Countless potentially indecisive scenarios confront us on every ride. Riders often misidentify moments of indecision as bad habits, but they aren’t. Poor results more often occur when indecision eats up the available time and space to act, not as a result of bad habits. Indecisive scenarios like the one above can nibble away at a rider’s confidence. Acting more decisively more often leaves you with room to spare. This isn’t to say that acting precipitously with no solid plan is the answer. The solution is to establish your priorities as a rider. Without clear priorities, indecision rules.
Indecision breeds compromise.
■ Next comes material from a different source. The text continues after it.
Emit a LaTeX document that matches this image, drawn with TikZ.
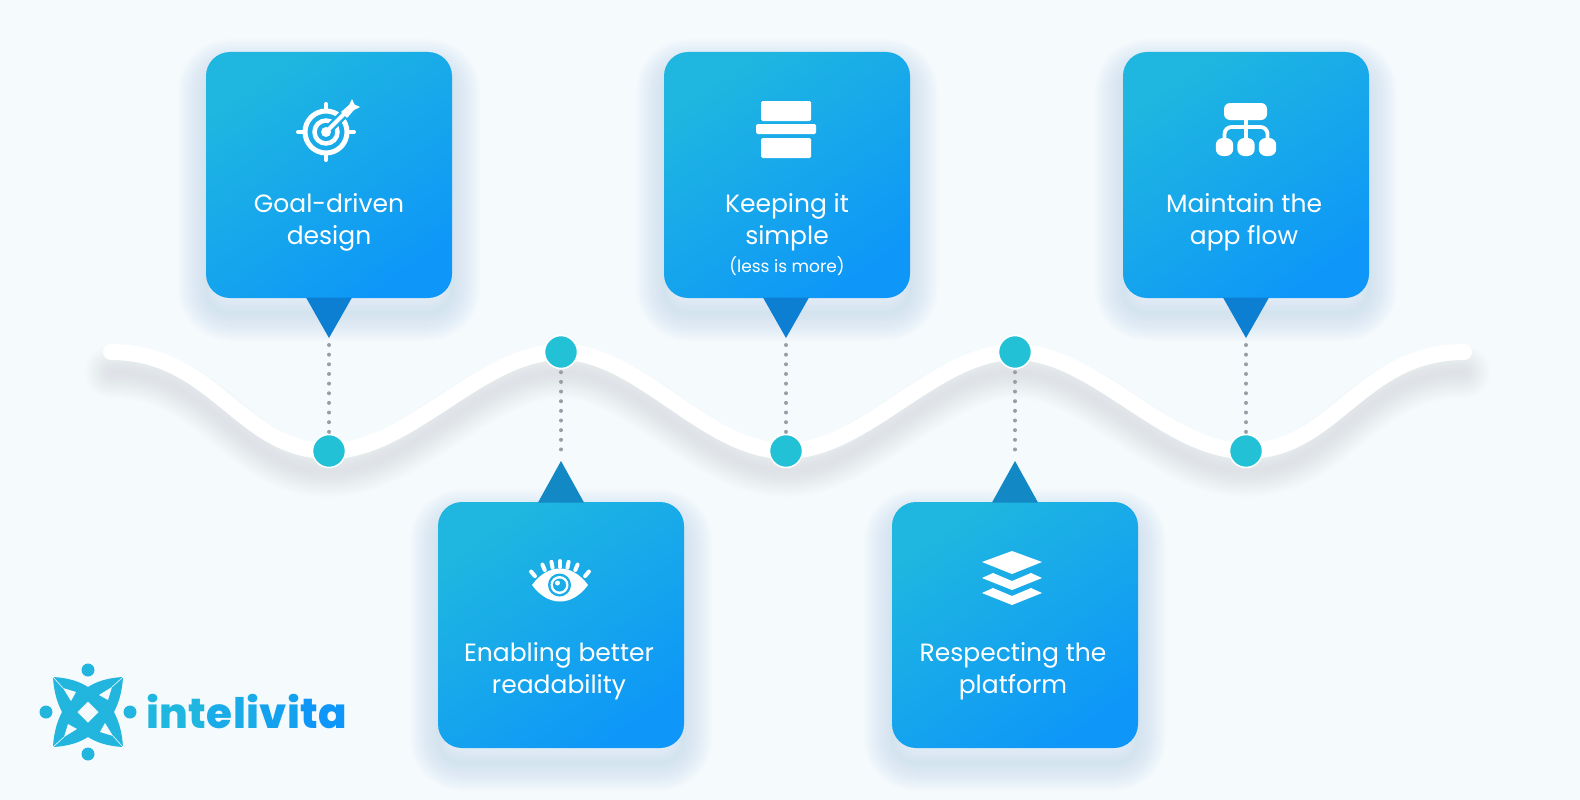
\documentclass[tikz,border=0pt]{standalone}
\usepackage{fontspec}
\setmainfont{Poppins}
\newfontfamily\logofont{Poppins ExtraBold}[LetterSpace=1.2]
\usetikzlibrary{positioning}
\definecolor{pagebg}{HTML}{F5FAFD}
\definecolor{boxtop}{HTML}{1FB7DF}
\definecolor{boxbot}{HTML}{0E97F8}
\definecolor{tipup}{HTML}{0D7FD2}
\definecolor{tipdown}{HTML}{1288C4}
\definecolor{pincol}{HTML}{22C1D6}
\definecolor{dotcol}{HTML}{9A9CA6}
\definecolor{logocol}{HTML}{22B6DE}
\definecolor{boxshade}{HTML}{A9CCE8}
\definecolor{waveshade}{HTML}{B9BBC2}
\tikzset{
    card/.style={minimum width=246pt,minimum height=246pt,rounded corners=24pt,inner sep=0pt,
        shading=axis,top color=boxtop,bottom color=boxbot,shading angle=35},
    cardtext/.style={text=white,align=center,font=\fontsize{25}{32}\selectfont},
    pin/.style={circle,fill=pincol,draw=white,line width=1.5pt,minimum size=33pt,inner sep=0pt},
    dotline/.style={dotcol,line width=4pt,line cap=round,dash pattern=on 0pt off 9.65pt},
    iconline/.style={white,line cap=round,line width=4pt}
}
\newcommand{\wavepath}{(111,352) .. controls (215,352) and (240,451) .. (329,451)
    .. controls (410,451) and (480,352) .. (561,352)
    .. controls (640,352) and (705,451) .. (786,451)
    .. controls (865,451) and (935,352) .. (1015,352)
    .. controls (1095,352) and (1165,451) .. (1246,451)
    .. controls (1335,451) and (1360,352) .. (1464,352)}
\newcommand{\cardshade}[2]{%
    \foreach \w in {56,52,...,4}{
        \draw[boxshade,opacity=.03,line width=\w pt,rounded corners=24pt,line join=round]
            (#1-123,#2-123+15) rectangle (#1+123,#2+123+15);
    }
}
\begin{document}
\begin{tikzpicture}[x=1pt,y=-1pt]
    \fill[pagebg] (0,0) rectangle (1580,800);
    \useasboundingbox (0,0) rectangle (1580,800);

    % shadows
    \cardshade{329}{175}
    \cardshade{787}{175}
    \cardshade{1246}{175}
    \cardshade{561}{625}
    \cardshade{1015}{625}
    \foreach \w in {52,48,...,4}{
        \begin{scope}[yshift=-20pt]
            \draw[waveshade,opacity=.022,line width=\w pt,line cap=round] \wavepath;
        \end{scope}
    }

    % the wave
    \draw[white,line width=16pt,line cap=round] \wavepath;

    % cards
    \node[card] (goal) at (329,175) {};
    \node[card] (simple) at (787,175) {};
    \node[card] (flow) at (1246,175) {};
    \node[card] (read) at (561,625) {};
    \node[card] (platform) at (1015,625) {};

    % pins
    \node[pin] (pina) at (329,451) {};
    \node[pin] (pinb) at (561,352) {};
    \node[pin] (pinc) at (786,451) {};
    \node[pin] (pind) at (1015,352) {};
    \node[pin] (pine) at (1246,451) {};

    % pointers
    \coordinate (tipa) at (329,338);
    \coordinate (tipb) at (561,461);
    \coordinate (tipc) at (786,338);
    \coordinate (tipd) at (1015,461);
    \coordinate (tipe) at (1246,338);
    \fill[tipup] (306,297.5) -- (352,297.5) -- (tipa) -- cycle;
    \fill[tipup] (763,297.5) -- (809,297.5) -- (tipc) -- cycle;
    \fill[tipup] (1223,297.5) -- (1269,297.5) -- (tipe) -- cycle;
    \fill[tipdown] (538,502.5) -- (584,502.5) -- (tipb) -- cycle;
    \fill[tipdown] (992,502.5) -- (1038,502.5) -- (tipd) -- cycle;

    % dotted connectors
    \draw[dotline,shorten <=7pt,shorten >=1pt] (tipa) -- (pina);
    \draw[dotline,shorten <=7pt,shorten >=1pt] (tipc) -- (pinc);
    \draw[dotline,shorten <=7pt,shorten >=1pt] (tipe) -- (pine);
    \draw[dotline,shorten <=3pt,shorten >=3pt] (pinb) -- (tipb);
    \draw[dotline,shorten <=3pt,shorten >=3pt] (pind) -- (tipd);

    % labels
    \node[cardtext] (goaltxt) at (329,222) {Goal-driven\\design};
    \node[cardtext] (simpletxt) at (787,222) {Keeping it\\simple};
    \node[text=white,font=\fontsize{17}{20}\selectfont] (lesstxt) at (787,266) {(less is more)};
    \node[cardtext] (flowtxt) at (1244,222) {Maintain the\\app flow};
    \node[cardtext] (readtxt) at (559,671) {Enabling better\\readability};
    \node[cardtext] (platformtxt) at (1013,671) {Respecting the\\platform};

    % target icon
    \begin{scope}[shift={(326,132)}]
        \draw[iconline,line width=5pt] (0,0) circle (21);
        \draw[iconline,line width=4.5pt] (0,0) circle (11.5);
        \fill[white] (0,0) circle (5);
        \foreach \a in {0,90,180,270}{
            \draw[iconline] (\a:23) -- (\a:28);
        }
        \draw[boxtop!70!boxbot,line width=9pt] (4,-4) -- (22,-22);
        \draw[iconline,line cap=butt] (0,0) -- (22,-22);
        \fill[white] (15,-20) -- (23,-27) -- (26,-33) -- (28.5,-27.5) -- (34,-25) -- (28,-22) -- (21,-14) -- cycle;
    \end{scope}

    % bars icon
    \fill[white,rounded corners=1.5pt] (761,101) rectangle (811,121);
    \fill[white,rounded corners=1.5pt] (756,124) rectangle (816,134);
    \fill[white,rounded corners=1.5pt] (761,138) rectangle (811,158);

    % tree icon
    \fill[white,rounded corners=6pt] (1224,103) rectangle (1267,120);
    \draw[iconline,line width=3.8pt,rounded corners=7pt,line cap=butt] (1224.5,142) -- (1224.5,127) -- (1267.5,127) -- (1267.5,142);
    \draw[iconline,line width=3.8pt,line cap=butt] (1246,118) -- (1246,142);
    \foreach \x in {1224.5,1246,1267.5}{
        \fill[white,rounded corners=7pt] (\x-8.7,138) rectangle (\x+8.7,156);
    }

    % eye icon
    \fill[white] (532,585) .. controls (548,563) and (572,563) .. (588,585)
        .. controls (572,607) and (548,607) .. cycle;
    \fill[boxtop!70!boxbot] (559.5,585) circle (11.5);
    \fill[white] (559.5,585) circle (9);
    \fill[boxtop!70!boxbot] (559.5,585) circle (6.5);
    \fill[white] (557.5,583) circle (2.5);
    \begin{scope}[shift={(560,606)}]
        \foreach \a in {-130,-113,-101,-90,-79,-67,-50}{
            \draw[iconline,line width=4pt] (\a:39) -- (\a:45);
        }
    \end{scope}

    % layers icon
    \fill[white] (1012,551) -- (1042,562) -- (1012,574) -- (982,562) -- cycle;
    \fill[white] (982,578) -- (993,573) -- (1012,581) -- (1031,573) -- (1042,578) -- (1012,590) -- cycle;
    \fill[white] (982,593) -- (993,588) -- (1012,596) -- (1031,588) -- (1042,593) -- (1012,605) -- cycle;

    % logo
    \begin{scope}[shift={(88,712)}]
        \fill[logocol] (-35,-35) .. controls (-18,-34) and (-8,-30) .. (0,-25)
            .. controls (8,-30) and (18,-34) .. (35,-35)
            .. controls (34,-18) and (30,-8) .. (26,0)
            .. controls (30,8) and (34,18) .. (35,35)
            .. controls (18,34) and (8,30) .. (0,25)
            .. controls (-8,30) and (-18,34) .. (-35,35)
            .. controls (-34,18) and (-30,8) .. (-26,0)
            .. controls (-30,-8) and (-34,-18) .. cycle;
        \fill[pagebg] (0,-10.5) -- (10.5,0) -- (0,10.5) -- (-10.5,0) -- cycle;
        \foreach \a in {0,90,180,270}{
            \begin{scope}[rotate=\a]
                \fill[pagebg] (-25,-24) -- (-12,-20) -- (-17,-11) -- cycle;
                \draw[pagebg,line width=.6pt] (-35,-35) -- (-25,-24);
            \end{scope}
            \fill[logocol] (\a:42) circle (6.5);
        }
    \end{scope}
    \node[anchor=base west,inner sep=0pt,font=\fontsize{42}{42}\logofont] (logotxt) at (146,728)
        {\textcolor{boxtop}{int}\textcolor{boxtop!65!boxbot}{eli}\textcolor{boxtop!35!boxbot}{vi}\textcolor{boxbot}{ta}};
\end{tikzpicture}
\end{document}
Trying to get a smooth start and getting a jerky one instead, you might tell yourself, “At least I didn’t stall it.” That leaves you hoping for a “better start” next time. But without identifying why one start is smooth and another is not only leaves you with an uncertain roll of the dice each time.
Believing that luck has anything to do with it is fruitless; a good coach should get you past the problem of rough starts in five minutes or less. Rough starts are usually the result of indecision over what creates a smooth start—the gas or the clutch. Riders wrongly try using both for the same purpose at the same time, creating a three-way argument between the bike, its controls, and the rider. Steady with the gas while modulating the clutch with a deft hand usually solves the problem. Grabbing too much brake in a slow-speed situation is another example of indecision that is often confused for a bad habit.
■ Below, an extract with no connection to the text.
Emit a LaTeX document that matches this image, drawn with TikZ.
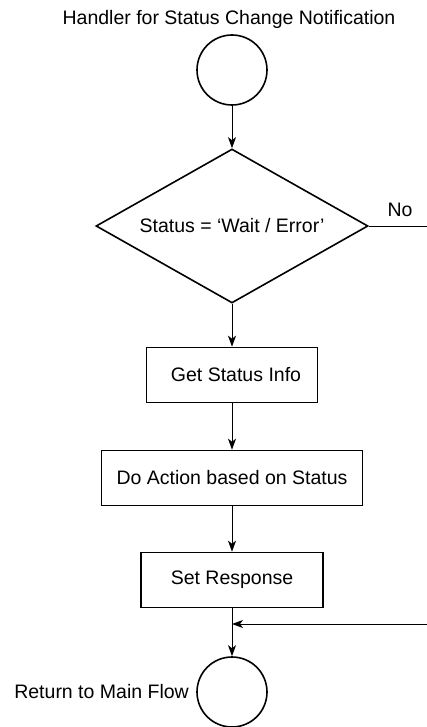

Indecision also breeds more indecision. If your turn-in begins a half-second too early or too late, this has an enormous impact on the resulting line you’ll follow through the corner. This may very well require a correction, and a correction requires more decisions and more potential for indecision.
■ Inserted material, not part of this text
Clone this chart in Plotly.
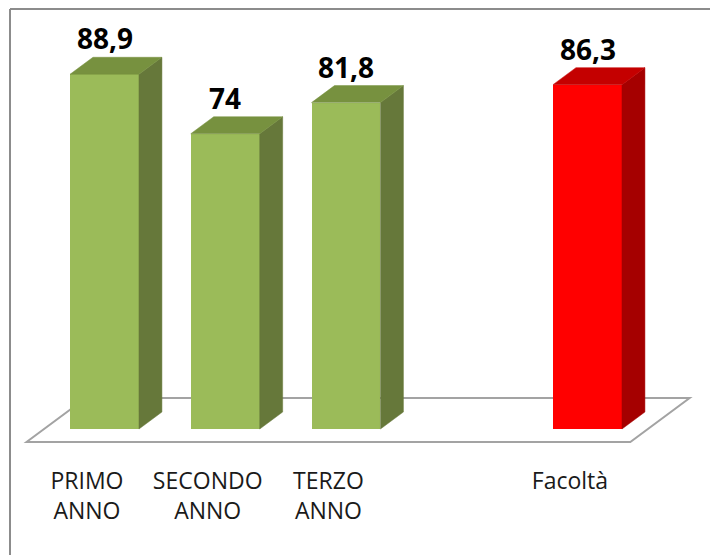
import plotly.graph_objects as go

# ---- data ----
categories = ["PRIMO<br>ANNO", "SECONDO<br>ANNO", "TERZO<br>ANNO", "Facoltà"]
positions = [0, 1, 2, 4]
values = [88.9, 74, 81.8, 86.3]
front_colors = ["#9BBB59", "#9BBB59", "#9BBB59", "#FF0000"]
side_colors = ["#66783A", "#66783A", "#66783A", "#A50000"]
top_colors = ["#77913F", "#77913F", "#77913F", "#C40000"]

# ---- 3D projection parameters (data units) ----
BAR_W = 0.571      # bar width in category units
DX = 0.19          # depth offset along x (category units)
DY = 4.26          # depth offset along y (value units)
FLOOR_FRONT = -0.765
FLOOR_BACK = 1.82
X_MIN, X_MAX = -0.5, 4.5

fig = go.Figure()

# front faces
fig.add_trace(go.Bar(
    x=positions, y=values, width=BAR_W,
    marker=dict(color=front_colors, line=dict(width=0)),
    hoverinfo="skip", showlegend=False,
))

# side and top faces
for c, v, sc, tc in zip(positions, values, side_colors, top_colors):
    xr = c + BAR_W / 2
    xl = c - BAR_W / 2
    fig.add_trace(go.Scatter(
        x=[xr, xr + DX, xr + DX, xr, xr], y=[0, DY, v + DY, v, 0],
        fill="toself", fillcolor=sc, mode="lines",
        line=dict(width=0.5, color=sc), hoverinfo="skip", showlegend=False,
    ))
    fig.add_trace(go.Scatter(
        x=[xl, xr, xr + DX, xl + DX, xl], y=[v, v, v + DY, v + DY, v],
        fill="toself", fillcolor=tc, mode="lines",
        line=dict(width=0.5, color=tc), hoverinfo="skip", showlegend=False,
    ))

# floor
fx = [X_MIN + FLOOR_FRONT * DX, X_MAX + FLOOR_FRONT * DX,
      X_MAX + FLOOR_BACK * DX, X_MIN + FLOOR_BACK * DX]
fy = [FLOOR_FRONT * DY, FLOOR_FRONT * DY, FLOOR_BACK * DY, FLOOR_BACK * DY]
path = "M " + " L ".join(f"{a},{b}" for a, b in zip(fx, fy)) + " Z"
shapes = [dict(type="path", path=path, xref="x", yref="y", layer="below",
               fillcolor="white", line=dict(color="#A3A3A3", width=2))]

# outer frame
W, H = 718, 555
shapes.append(dict(type="line", xref="paper", yref="paper",
                   x0=2 / W, x1=1, y0=1 - 1 / H, y1=1 - 1 / H,
                   line=dict(color="#8C8C8C", width=2)))
shapes.append(dict(type="line", xref="paper", yref="paper",
                   x0=2 / W, x1=2 / W, y0=0, y1=1 - 1 / H,
                   line=dict(color="#8C8C8C", width=2)))

# value labels
annotations = []
for c, v in zip(positions, values):
    annotations.append(dict(
        x=c, y=v + DY, xref="x", yref="y", yanchor="middle", yshift=19,
        text=("%g" % v).replace(".", ","), showarrow=False,
        font=dict(family="Open Sans", size=28, color="black", weight="bold"),
    ))

fig.update_layout(
    width=W, height=H,
    margin=dict(l=0, r=0, t=0, b=0),
    template="none",
    paper_bgcolor="white", plot_bgcolor="white",
    shapes=shapes, annotations=annotations,
    bargap=0,
    xaxis=dict(
        range=[-0.7992, 5.147], anchor="free", position=(H - 457) / H,
        tickvals=[c + FLOOR_FRONT * DX for c in positions], ticktext=categories,
        showgrid=False, zeroline=False, showline=False, ticks="",
        tickfont=dict(family="Open Sans", size=23, color="#1A1A1A"),
        automargin=False, fixedrange=True,
    ),
    yaxis=dict(range=[-33.58, 105.51], visible=False, automargin=False,
               fixedrange=True),
)

fig.write_html("out.html")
The typical “running wide” cornering scenario can generate (sometimes deadly) indecision about whether to brake or not to brake, to lean farther, or to straighten up and potentially run right off the road. When negotiating an unfamiliar corner, what should be your top priority? Should the radius be at the top of the list? Looking for the apex? Trying to see through the corner, or holding out for a later turn-in so you can see through more of the corner? By the time you can identify the radius, there may not be enough time to calculate the apex and turn-in point along with the degree of steering input and braking needed to achieve the speed required to safely negotiate the corner. There is no pat answer to this—different corners have different priority schemes—but approaching each corner with the idea of “straightening it out” is the safest, most universal, and time-honored solution.
Indecision consumes precious time, distance, and focus, and can change any riding situation into a knife’s edge of uncertainty. Taking the time to educate yourself on the underlying basics and learning how to establish clear priorities for every riding situation is the best way to work past the snag of indecision.
Every riding situation requires decisions. The more decisions you have to make, the more likely you are to be caught in the crossfire of indecision.